He gave himself the day off last Saturday, cracked open a beer, grabbed the remote, settled down on the couch, scratched himself in a couple of places and watched some football.
… Preparing for Saturday’s game against North Carolina, Groh watched the Tar Heels play Georgia Tech. He also watched Indiana-Michigan, Alabama-Arkansas, Texas-UTEP, Virginia Tech-Miami, Oregon State-Arizona, Purdue-Notre Dame and Houston-Texas Tech.

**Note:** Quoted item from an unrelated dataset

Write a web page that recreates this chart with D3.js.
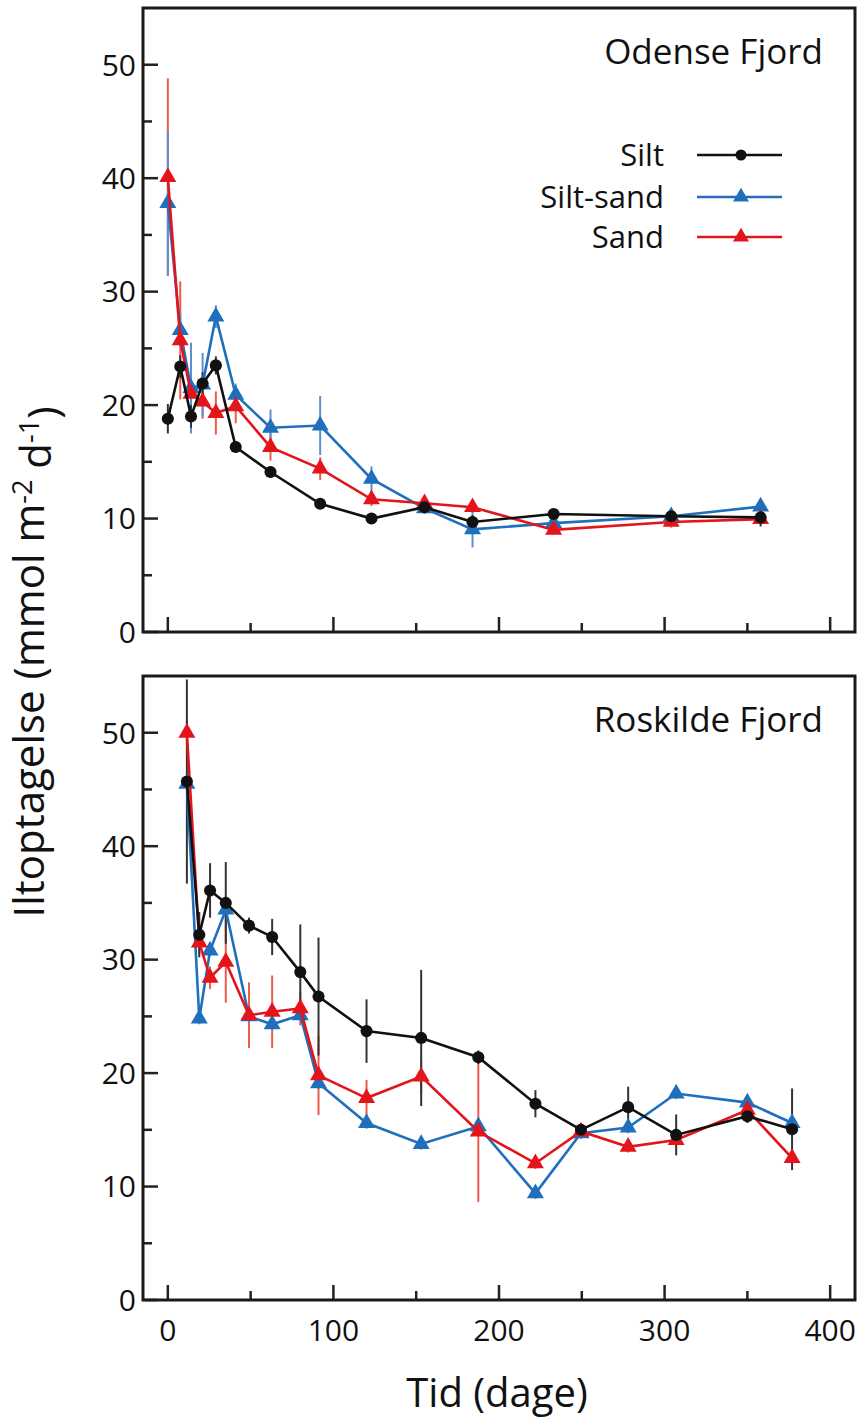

He even caught an Ivy League game “for the fun of it.”
And after all these years of coaching (and presumably watching countless hours of game tape), he was suddenly blinded by this amazing insight:
“Certainly revealed that there’s probably far too many teams and players that are anointed way too early in the season and far too many teams and players that are condemned too early in the season to see the significant turnarounds that occur in so many games — that a season is to played out rather than to be seen in microcosm,” Groh said. “I realize that’s not the reality of the way things seem, but that’s the reality of the way things go.”
Too true. Too, too, too, true.
Yes, a football season is meant to be savored. It must be allowed to ripen in the fullness of time, so that another 5-7 year can be fully appreciated for itself.
Al Groh will judge no college football before its time.
Also, it probably needs to be allowed to breathe a little before consuming.